## [Listed records]
::::::
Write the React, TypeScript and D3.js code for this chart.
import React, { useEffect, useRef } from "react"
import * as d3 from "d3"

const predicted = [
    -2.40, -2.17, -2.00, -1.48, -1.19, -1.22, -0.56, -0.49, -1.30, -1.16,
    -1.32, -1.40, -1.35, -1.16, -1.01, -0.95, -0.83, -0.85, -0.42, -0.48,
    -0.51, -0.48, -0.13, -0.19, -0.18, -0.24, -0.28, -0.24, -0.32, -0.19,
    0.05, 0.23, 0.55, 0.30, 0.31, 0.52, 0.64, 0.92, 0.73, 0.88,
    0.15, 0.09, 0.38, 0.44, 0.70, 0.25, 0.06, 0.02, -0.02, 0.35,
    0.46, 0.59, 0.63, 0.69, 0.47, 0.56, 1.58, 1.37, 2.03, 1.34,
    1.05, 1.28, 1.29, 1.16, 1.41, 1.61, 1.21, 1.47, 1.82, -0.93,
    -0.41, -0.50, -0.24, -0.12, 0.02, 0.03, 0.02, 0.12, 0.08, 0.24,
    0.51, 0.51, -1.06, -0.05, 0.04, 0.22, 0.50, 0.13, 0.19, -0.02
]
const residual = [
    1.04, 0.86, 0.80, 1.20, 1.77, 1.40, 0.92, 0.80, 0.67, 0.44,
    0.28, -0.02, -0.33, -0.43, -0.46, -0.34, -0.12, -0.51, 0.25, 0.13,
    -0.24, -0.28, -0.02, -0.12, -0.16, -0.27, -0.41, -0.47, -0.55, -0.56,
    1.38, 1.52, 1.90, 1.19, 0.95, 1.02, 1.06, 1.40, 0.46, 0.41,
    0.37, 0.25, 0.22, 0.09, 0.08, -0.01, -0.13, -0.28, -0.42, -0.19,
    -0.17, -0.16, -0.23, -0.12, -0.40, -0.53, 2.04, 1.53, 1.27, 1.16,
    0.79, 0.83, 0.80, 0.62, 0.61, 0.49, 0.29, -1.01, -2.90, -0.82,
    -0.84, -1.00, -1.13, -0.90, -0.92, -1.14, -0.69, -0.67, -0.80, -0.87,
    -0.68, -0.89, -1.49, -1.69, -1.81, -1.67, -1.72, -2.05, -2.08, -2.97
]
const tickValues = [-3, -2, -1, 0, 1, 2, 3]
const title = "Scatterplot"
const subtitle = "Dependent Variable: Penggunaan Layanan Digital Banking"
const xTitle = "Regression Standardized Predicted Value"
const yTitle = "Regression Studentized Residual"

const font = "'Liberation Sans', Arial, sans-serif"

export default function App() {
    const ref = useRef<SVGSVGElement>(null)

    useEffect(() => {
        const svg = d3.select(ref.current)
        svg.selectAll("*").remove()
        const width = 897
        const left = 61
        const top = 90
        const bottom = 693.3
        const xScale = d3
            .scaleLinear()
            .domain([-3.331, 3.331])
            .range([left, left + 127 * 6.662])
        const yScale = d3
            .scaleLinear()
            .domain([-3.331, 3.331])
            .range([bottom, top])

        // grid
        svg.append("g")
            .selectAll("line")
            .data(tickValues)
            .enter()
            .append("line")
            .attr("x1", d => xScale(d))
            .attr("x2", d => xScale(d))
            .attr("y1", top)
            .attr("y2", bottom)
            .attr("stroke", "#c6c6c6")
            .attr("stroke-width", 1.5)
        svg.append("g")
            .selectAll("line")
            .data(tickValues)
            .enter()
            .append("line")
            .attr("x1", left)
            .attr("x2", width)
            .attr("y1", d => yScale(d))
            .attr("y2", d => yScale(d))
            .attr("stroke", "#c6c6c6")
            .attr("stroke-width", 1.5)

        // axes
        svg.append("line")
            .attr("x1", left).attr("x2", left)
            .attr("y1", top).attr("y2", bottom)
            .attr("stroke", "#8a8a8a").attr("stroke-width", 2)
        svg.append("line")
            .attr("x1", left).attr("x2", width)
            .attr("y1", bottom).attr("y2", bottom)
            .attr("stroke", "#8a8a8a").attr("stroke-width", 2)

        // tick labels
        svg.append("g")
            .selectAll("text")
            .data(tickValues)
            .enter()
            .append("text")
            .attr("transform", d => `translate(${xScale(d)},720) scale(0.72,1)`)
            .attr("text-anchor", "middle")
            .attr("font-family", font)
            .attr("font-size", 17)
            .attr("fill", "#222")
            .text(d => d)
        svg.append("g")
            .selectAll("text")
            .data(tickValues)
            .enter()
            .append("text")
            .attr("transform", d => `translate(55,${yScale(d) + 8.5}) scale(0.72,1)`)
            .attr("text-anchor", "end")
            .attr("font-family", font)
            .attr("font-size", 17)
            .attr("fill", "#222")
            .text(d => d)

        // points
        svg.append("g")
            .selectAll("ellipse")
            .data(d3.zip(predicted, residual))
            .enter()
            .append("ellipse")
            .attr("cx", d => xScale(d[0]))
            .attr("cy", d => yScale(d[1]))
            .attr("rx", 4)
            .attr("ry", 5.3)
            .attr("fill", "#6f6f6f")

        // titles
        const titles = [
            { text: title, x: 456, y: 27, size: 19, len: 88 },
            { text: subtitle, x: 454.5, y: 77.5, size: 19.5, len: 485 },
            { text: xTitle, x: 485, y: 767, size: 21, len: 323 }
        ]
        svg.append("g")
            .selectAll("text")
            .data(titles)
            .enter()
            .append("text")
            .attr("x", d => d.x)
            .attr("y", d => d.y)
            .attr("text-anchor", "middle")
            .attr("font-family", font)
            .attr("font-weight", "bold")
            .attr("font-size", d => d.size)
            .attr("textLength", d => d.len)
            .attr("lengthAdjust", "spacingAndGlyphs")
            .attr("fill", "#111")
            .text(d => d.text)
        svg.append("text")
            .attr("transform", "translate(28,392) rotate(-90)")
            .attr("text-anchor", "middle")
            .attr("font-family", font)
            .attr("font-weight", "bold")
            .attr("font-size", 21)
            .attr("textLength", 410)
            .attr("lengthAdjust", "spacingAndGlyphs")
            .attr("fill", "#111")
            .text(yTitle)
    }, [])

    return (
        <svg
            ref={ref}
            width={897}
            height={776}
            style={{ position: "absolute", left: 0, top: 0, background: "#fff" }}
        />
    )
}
::::::
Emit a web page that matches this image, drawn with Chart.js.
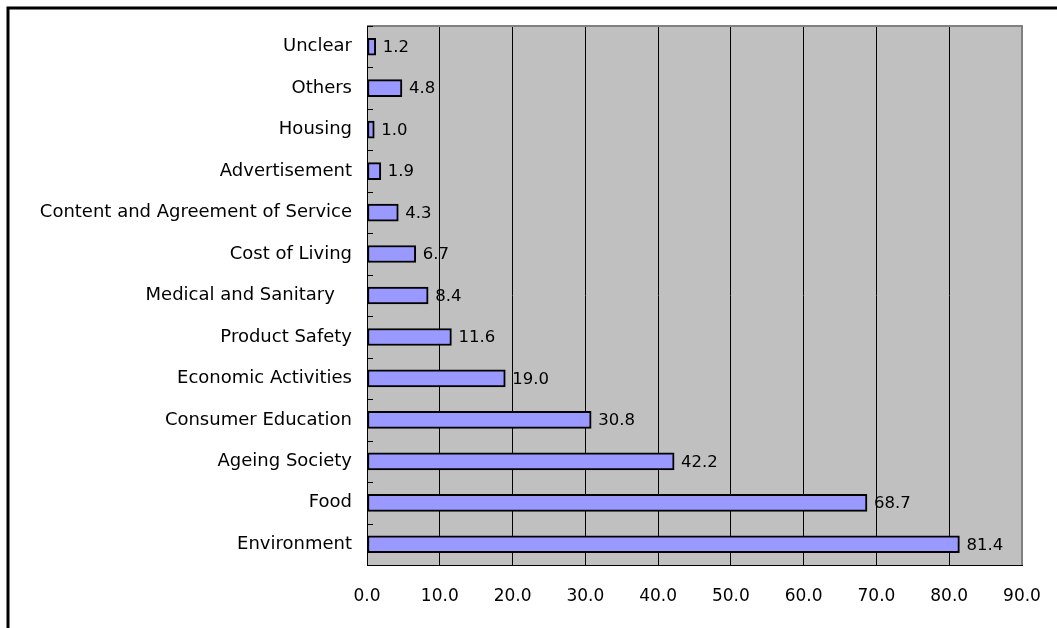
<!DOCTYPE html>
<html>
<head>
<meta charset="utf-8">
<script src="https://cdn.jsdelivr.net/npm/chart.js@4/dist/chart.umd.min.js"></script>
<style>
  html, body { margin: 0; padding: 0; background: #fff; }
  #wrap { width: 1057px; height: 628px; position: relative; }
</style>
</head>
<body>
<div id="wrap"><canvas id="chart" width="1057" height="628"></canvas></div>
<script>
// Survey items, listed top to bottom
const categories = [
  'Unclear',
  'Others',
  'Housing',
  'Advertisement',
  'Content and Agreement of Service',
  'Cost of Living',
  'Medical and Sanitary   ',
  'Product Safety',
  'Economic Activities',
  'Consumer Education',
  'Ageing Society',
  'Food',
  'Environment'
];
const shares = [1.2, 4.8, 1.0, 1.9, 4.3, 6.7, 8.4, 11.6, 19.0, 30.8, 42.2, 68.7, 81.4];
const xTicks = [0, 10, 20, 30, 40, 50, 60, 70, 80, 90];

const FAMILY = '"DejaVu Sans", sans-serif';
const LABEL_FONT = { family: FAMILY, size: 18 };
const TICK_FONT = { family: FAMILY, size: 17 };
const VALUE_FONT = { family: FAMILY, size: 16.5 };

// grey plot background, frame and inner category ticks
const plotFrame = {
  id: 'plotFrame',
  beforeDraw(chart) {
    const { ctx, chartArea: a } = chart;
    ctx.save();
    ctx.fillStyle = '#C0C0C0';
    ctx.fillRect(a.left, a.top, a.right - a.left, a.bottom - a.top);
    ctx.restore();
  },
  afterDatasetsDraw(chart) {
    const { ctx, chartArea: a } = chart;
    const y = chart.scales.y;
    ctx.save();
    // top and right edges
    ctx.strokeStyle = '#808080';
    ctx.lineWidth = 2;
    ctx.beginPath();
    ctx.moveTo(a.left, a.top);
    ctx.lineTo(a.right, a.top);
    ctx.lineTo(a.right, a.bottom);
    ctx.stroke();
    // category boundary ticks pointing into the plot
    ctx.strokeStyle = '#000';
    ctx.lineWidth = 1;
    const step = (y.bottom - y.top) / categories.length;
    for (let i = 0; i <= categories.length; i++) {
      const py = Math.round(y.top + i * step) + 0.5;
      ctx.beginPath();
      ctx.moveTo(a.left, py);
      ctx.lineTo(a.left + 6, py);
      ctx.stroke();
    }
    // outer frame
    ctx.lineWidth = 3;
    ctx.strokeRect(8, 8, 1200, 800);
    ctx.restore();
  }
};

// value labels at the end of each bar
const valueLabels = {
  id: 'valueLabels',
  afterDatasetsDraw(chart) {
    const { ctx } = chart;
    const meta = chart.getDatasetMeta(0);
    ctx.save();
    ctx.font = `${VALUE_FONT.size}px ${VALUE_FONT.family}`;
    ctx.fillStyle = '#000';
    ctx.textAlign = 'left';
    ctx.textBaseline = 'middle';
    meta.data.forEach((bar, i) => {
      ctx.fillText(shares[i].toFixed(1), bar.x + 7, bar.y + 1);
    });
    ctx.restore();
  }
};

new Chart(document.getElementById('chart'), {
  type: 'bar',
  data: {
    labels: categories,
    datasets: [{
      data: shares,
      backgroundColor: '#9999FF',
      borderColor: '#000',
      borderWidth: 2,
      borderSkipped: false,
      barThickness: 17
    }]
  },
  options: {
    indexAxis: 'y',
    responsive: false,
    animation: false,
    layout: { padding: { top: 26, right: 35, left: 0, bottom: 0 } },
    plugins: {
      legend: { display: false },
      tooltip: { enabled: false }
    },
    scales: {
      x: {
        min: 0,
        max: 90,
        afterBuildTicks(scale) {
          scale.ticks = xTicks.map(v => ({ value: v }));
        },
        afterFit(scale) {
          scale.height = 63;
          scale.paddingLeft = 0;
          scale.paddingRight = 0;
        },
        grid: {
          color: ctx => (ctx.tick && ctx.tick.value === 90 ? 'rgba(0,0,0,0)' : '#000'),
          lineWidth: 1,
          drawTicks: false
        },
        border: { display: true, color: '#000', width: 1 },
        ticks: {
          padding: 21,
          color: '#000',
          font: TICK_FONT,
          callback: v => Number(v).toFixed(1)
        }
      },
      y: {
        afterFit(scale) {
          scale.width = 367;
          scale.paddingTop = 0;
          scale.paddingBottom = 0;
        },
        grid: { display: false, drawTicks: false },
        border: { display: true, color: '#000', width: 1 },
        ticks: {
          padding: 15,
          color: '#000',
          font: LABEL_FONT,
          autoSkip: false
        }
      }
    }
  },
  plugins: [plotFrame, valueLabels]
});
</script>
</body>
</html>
::::::
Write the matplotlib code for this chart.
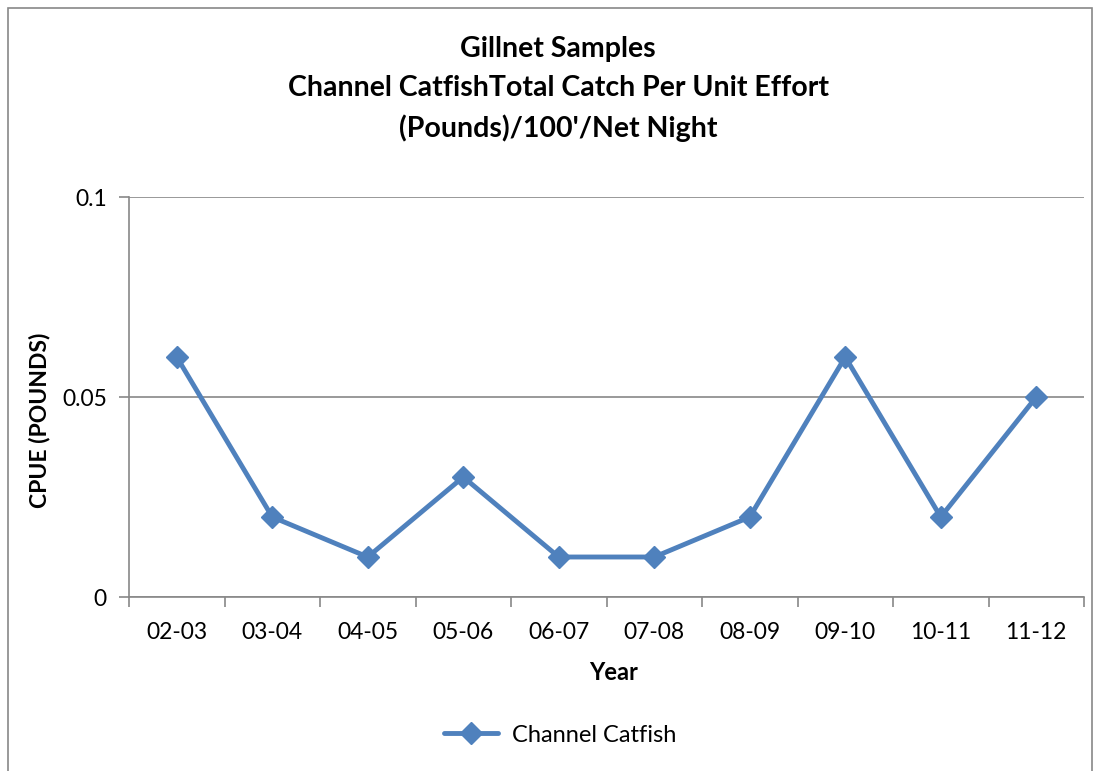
::::::
## [Exercise description]
Which lines above contain "code"? Show each of them.

## [Full answer]
Write the React, TypeScript and D3.js code for this chart.
Write the matplotlib code for this chart.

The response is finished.